The film festival also provides the community with a rare opportunity to meet people from a different culture in a social setting on the East End.

“Sometimes, it might be their only opportunity to be around others who are not exactly like them,” Perez said. “If you go into any one of the Spanish-speaking delis and talk to people, community members are happy to see you and talk to you. But people get nervous and don’t want to feel they are asking too much and don’t want to impose.
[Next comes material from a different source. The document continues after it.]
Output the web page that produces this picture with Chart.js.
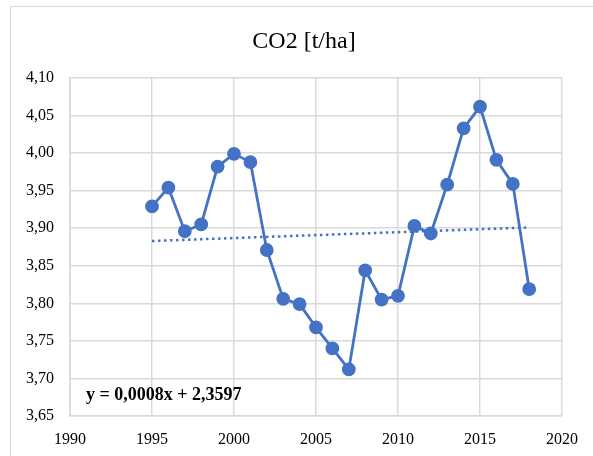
<!DOCTYPE html>
<html>
<head>
<meta charset="utf-8">
<script src="https://cdn.jsdelivr.net/npm/chart.js@4.4.0/dist/chart.umd.min.js"></script>
<style>
  body { margin: 0; background: #fff; }
  #frame { position: absolute; left: 10px; top: 6px; width: 600px; height: 460px; border: 1px solid #d9d9d9; }
  #wrap { position: absolute; left: 0; top: 0; width: 593px; height: 456px; }
</style>
</head>
<body>
<div id="frame"></div>
<div id="wrap"><canvas id="co2Chart" width="593" height="456"></canvas></div>
<script>
// CO2 [t/ha] yearly values
const years = [1995, 1996, 1997, 1998, 1999, 2000, 2001, 2002, 2003, 2004, 2005, 2006,
               2007, 2008, 2009, 2010, 2011, 2012, 2013, 2014, 2015, 2016, 2017, 2018];
const co2 = [3.929, 3.954, 3.896, 3.905, 3.982, 3.999, 3.988, 3.871, 3.806, 3.799, 3.768, 3.740,
             3.712, 3.844, 3.805, 3.810, 3.903, 3.893, 3.958, 4.033, 4.062, 3.991, 3.959, 3.819];
// linear trend endpoints
const trendYears = [1995, 2018];
const trendVals = [3.883, 3.901];
const titleText = 'CO2 [t/ha]';
const equation = 'y = 0,0008x + 2,3597';

const serif = "'Liberation Serif', 'Times New Roman', serif";
const gridCol = '#d9d9d9';
const blue = '#4472C4';

// title and trend equation drawn as canvas text
const textPlugin = {
  id: 'texts',
  afterDraw(chart){
    const c = chart.ctx;
    c.save();
    c.fillStyle = '#000';
    c.textBaseline = 'alphabetic';
    c.textAlign = 'center';
    c.font = '24px ' + serif;
    c.fillText(titleText, 304, 48);
    c.textAlign = 'left';
    c.font = 'bold 18px ' + serif;
    c.fillText(equation, 86, 400);
    c.restore();
  }
};

new Chart(document.getElementById('co2Chart').getContext('2d'), {
  type: 'line',
  data: {
    datasets: [
      {
        data: years.map((y, i) => ({x: y, y: co2[i]})),
        borderColor: blue, backgroundColor: blue, borderWidth: 2.8,
        pointRadius: 5.5, pointHoverRadius: 5.5, tension: 0
      },
      {
        data: trendYears.map((y, i) => ({x: y, y: trendVals[i]})),
        borderColor: blue, borderWidth: 2.5, borderDash: [2.5, 3.5],
        pointRadius: 0, tension: 0
      }
    ]
  },
  options: {
    responsive: false,
    animation: false,
    layout: { padding: { left: 0, right: 31, top: 78, bottom: 0 } },
    plugins: {
      legend: { display: false },
      tooltip: { enabled: false },
      title: { display: false }
    },
    scales: {
      x: {
        type: 'linear', min: 1990, max: 2020,
        afterFit(s){ s.height = 40; },
        grid: { color: gridCol, lineWidth: 1.5, drawTicks: false },
        border: { color: gridCol, width: 1.5 },
        ticks: { stepSize: 5, padding: 14, color: '#000', font: { family: serif, size: 16 },
                 callback: v => String(v) }
      },
      y: {
        min: 3.65, max: 4.10,
        afterFit(s){ s.width = 70; },
        grid: { color: gridCol, lineWidth: 1.5, drawTicks: false },
        border: { color: gridCol, width: 1.5 },
        ticks: { stepSize: 0.05, padding: 16, color: '#000', font: { family: serif, size: 16 },
                 callback: v => v.toFixed(2).replace('.', ',') }
      }
    }
  },
  plugins: [textPlugin]
});
</script>
</body>
</html>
So the film festival becomes a way to know this is a safe place to share our cultures.

“It’s a positive way to bring people together.”

The 18th Annual Latino Film Festival of the Hamptons

Friday, September 17

Parrish Art Museum 279 Montauk Highway, Water Mill

“La Llorona” (“The Weeping Woman”) 1 hour 37 minutes. Rated R. 7:30 p.m. Recorded interview with director screened after the film. Reception and museum tour 6:30 p.m. included with ticket price. Outdoor film screening. Bring a chair. $15 ($5 members and students) at parrishart.org.

Saturday, September 18

Sag Harbor Cinema, 90 Main Street, Sag Harbor

7 p.m. “Days of the Whale “ (“Los Días de la Ballena”) 1 hour 20 minutes. Rated PG-13. Live conversation with filmmaker after the film. Co-presented by Cinema Tropical. Also “Voices of Youth” (“Voces de la Juventud”) 6 minutes. Directed by Allura Leggard and produced by OLA Media Lab. $10.

9:30 p.m. “Under 21” event. “Myth and Motion” (“Mito y Movimiento”) 28 min. Video concert directed by Carolina Fuentes and produced by OLA Media Lab. “The Infiltrators” (“Los Infiltrados”) 1 hour 35 minutes. Rated PG-13. Co-presented by Sag Harbor Cinema. Live conversation with filmmaker after the film. $5 for 21 and under. Tickets at sagharborcinema.org.